I was glad we had reached the end of the tour and was looking forward to a rest and some water, when the guide pointed at the hole and said "Through you go!"

This gap was only 14 inches tall, riddled with stalagmites and stalactites blocking the way, and coated with mud floor and ceiling. I had read about the narrow passage (ironically called The Birth Canal) in the tour information, but I had assumed we had passed it when we crawled through the section on our hands and knees. We had even practiced crawling underneath our dining room chairs to simulate the 14 inch gap. 

Nothing prepared us for the real thing. 

I lay flat on my belly and slowly slid across the mud. I grabbed the bases of rock formations when I could to propel myself forward, the rest of the time I wriggled and writhed like a dying fish and tried not to think about rock falls and earthquakes. I reminded myself that if the guide could make it through, so could I. We spaced ourselves far enough apart so as to not kick each other in the face....

....and eventually the gap widened again and we journeyed on.

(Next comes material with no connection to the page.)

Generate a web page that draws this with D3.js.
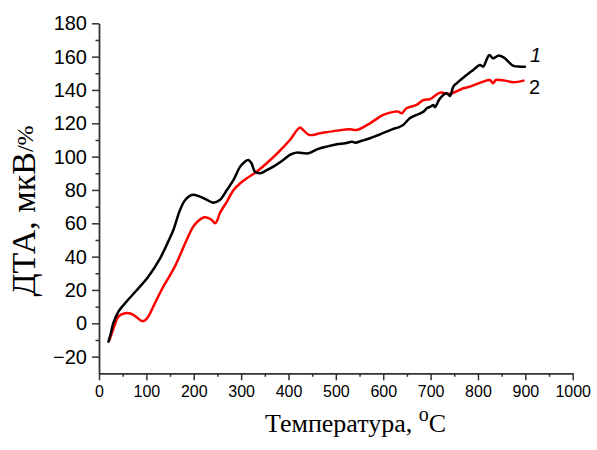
<!DOCTYPE html>
<html>
<head>
<meta charset="utf-8">
<script src="https://cdn.jsdelivr.net/npm/d3@7"></script>
<style>
  html, body { margin: 0; padding: 0; background: #fff; }
  svg { display: block; }
</style>
</head>
<body>
<svg id="chart" width="597" height="450"></svg>
<script>
// DTA curves: sample 1 (black) and sample 2 (red)
const temp1 = [20, 25, 30, 41, 58, 80, 104, 129, 146, 157, 171, 182, 196, 213, 228, 241, 255, 270, 284, 298, 308, 315, 322, 329, 340, 355, 368, 389, 403, 417, 442, 460, 480, 502, 520, 534, 541, 555, 572, 590, 607, 620, 632, 642, 656, 670, 685, 692, 700, 706, 709, 720, 734, 741, 748, 755, 776, 790, 804, 811, 818, 824, 832, 843, 854, 864, 875, 889, 899];
const dta1  = [-11, -6, 0, 7, 13, 20, 28, 39, 49, 56, 68, 74, 77, 76, 74, 72.4, 74, 80, 86, 94, 97, 98, 96, 91, 90, 92, 94, 98, 101, 102.4, 102, 104.4, 106, 107.4, 108, 109, 108.4, 109.5, 111, 113, 115, 116.5, 117.6, 119, 123, 125, 127, 129, 130, 131, 129.6, 135, 138, 136.4, 142, 144, 149, 152, 155, 154, 158, 161, 159, 160.6, 159.6, 157, 154.4, 154, 154];

const temp2 = [22, 27, 32, 41, 55, 69, 80, 90, 97, 104, 118, 132, 160, 185, 199, 210, 222, 232, 238, 245, 250, 255, 270, 284, 298, 312, 333, 354, 380, 403, 424, 431, 444, 467, 502, 530, 544, 572, 600, 625, 632, 639, 649, 670, 685, 699, 720, 737, 745, 769, 783, 811, 825, 832, 838, 857, 875, 896];
const dta2  = [-10, -6, -2, 4, 6, 5.6, 3.5, 1.4, 1.8, 4, 12, 20, 34, 50, 58, 61.5, 63.6, 63, 62, 60, 62, 66, 73, 80, 84, 87, 91, 96, 103, 110, 117.4, 116, 113, 114, 115.6, 116.4, 116, 120, 125, 127, 127, 126, 129, 131, 134, 134.5, 138.4, 137.6, 138, 141, 142, 145, 146, 144, 146, 145.6, 144.6, 145.6];

const xTicks = [0, 100, 200, 300, 400, 500, 600, 700, 800, 900, 1000];
const xMinor = [50, 150, 250, 350, 450, 550, 650, 750, 850, 950];
const yTicks = [-20, 0, 20, 40, 60, 80, 100, 120, 140, 160, 180];
const yMinor = [-10, 10, 30, 50, 70, 90, 110, 130, 150, 170];

const seriesNames = ["1", "2"];
const seriesColors = ["#000000", "#ff0000"];

const svg = d3.select("#chart");

const x = d3.scaleLinear().domain([0, 1000]).range([99, 572.7]);
const y = d3.scaleLinear().domain([-30, 180]).range([373.3, 23.3]);

const axisColor = "#333";

// Minor ticks first (no labels)
svg.append("g")
  .attr("transform", `translate(0,${y(-30)})`)
  .call(d3.axisBottom(x).tickValues(xMinor).tickSize(3.5).tickSizeOuter(0).tickFormat(""))
  .call(g => g.select(".domain").remove());
svg.append("g")
  .attr("transform", `translate(${x(0)},0)`)
  .call(d3.axisLeft(y).tickValues(yMinor).tickSize(3.5).tickSizeOuter(0).tickFormat(""))
  .call(g => g.select(".domain").remove());

// Major ticks with labels
const gx = svg.append("g")
  .attr("transform", `translate(0,${y(-30)})`)
  .call(d3.axisBottom(x).tickValues(xTicks).tickSize(7).tickSizeOuter(0).tickPadding(5).tickFormat(d3.format("d")));
gx.selectAll("text")
  .attr("font-family", "'Liberation Sans', Arial, sans-serif")
  .attr("font-size", 16).attr("fill", "#000");

const gy = svg.append("g")
  .attr("transform", `translate(${x(0)},0)`)
  .call(d3.axisLeft(y).tickValues(yTicks).tickSize(7).tickSizeOuter(0).tickPadding(5).tickFormat(d3.format("d")));
gy.selectAll("text")
  .attr("font-family", "'Liberation Sans', Arial, sans-serif")
  .attr("font-size", 20).attr("fill", "#000");

svg.selectAll(".tick line").attr("stroke", axisColor).attr("stroke-width", 1.5);
svg.selectAll(".domain").attr("stroke", axisColor).attr("stroke-width", 1.8);

// Curves
const line = d3.line()
  .x(d => x(d[0]))
  .y(d => y(d[1]))
  .curve(d3.curveCatmullRom.alpha(0.5));

const series = [d3.zip(temp1, dta1), d3.zip(temp2, dta2)];

// red drawn first so the black curve sits on top where they cross
[1, 0].forEach(i => {
  svg.append("path")
    .datum(series[i])
    .attr("fill", "none")
    .attr("stroke", seriesColors[i])
    .attr("stroke-width", 2.5)
    .attr("stroke-linejoin", "round")
    .attr("stroke-linecap", "round")
    .attr("d", line);
});

// Curve labels
svg.append("text")
  .attr("x", 530).attr("y", 62)
  .attr("font-family", "'Liberation Sans', Arial, sans-serif")
  .attr("font-size", 20).attr("font-style", "italic")
  .text(seriesNames[0]);
svg.append("text")
  .attr("x", 529).attr("y", 94)
  .attr("font-family", "'Liberation Sans', Arial, sans-serif")
  .attr("font-size", 20)
  .text(seriesNames[1]);

// Axis titles
const xt = svg.append("text")
  .attr("x", 265).attr("y", 432)
  .attr("font-family", "'Liberation Serif', 'Times New Roman', serif")
  .attr("font-size", 26).attr("fill", "#000");
xt.append("tspan").text("Температура, ");
xt.append("tspan").attr("font-size", 20).attr("dy", -11).text("o");
xt.append("tspan").attr("dy", 11).text("C");

const yt = svg.append("text")
  .attr("transform", "translate(35,211) rotate(-90)")
  .attr("text-anchor", "middle")
  .attr("font-family", "'Liberation Serif', 'Times New Roman', serif")
  .attr("font-size", 34).attr("fill", "#000");
yt.append("tspan").text("ДТА, мкВ");
yt.append("tspan").attr("font-size", 24).attr("dy", -2).text("/%");
</script>
</body>
</html>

We had our water break soon after. We reached a point in the cave where the way forward would have involved a 75 foot descent down a wire ladder into the darkness.....this was the point where only professional spelunkers continued. We extinguished our lamps and sat for a while in a darkness so complete our eyes would never adjust, before turning around and taking the same route back to the surface. 


Lessons Learned

There were many places on the tour that I wrongly assumed were our final destination, but the end of the journey is never the end of the journey.
If you are afraid of getting dirty you will never make the journey. 
Each breakthrough comes after a messy squeeze. 
Celebrate for a while and then dive back into the mud. 
Even though we are all travelling the same direction we all experience the journey differently
We all get past obstacles in different ways.
Just because you are in total darkness it doesn't mean you have gone the wrong way.
Some bruises take time to surface.
Be prepared to climb over the safety rail - if the guide asks you too.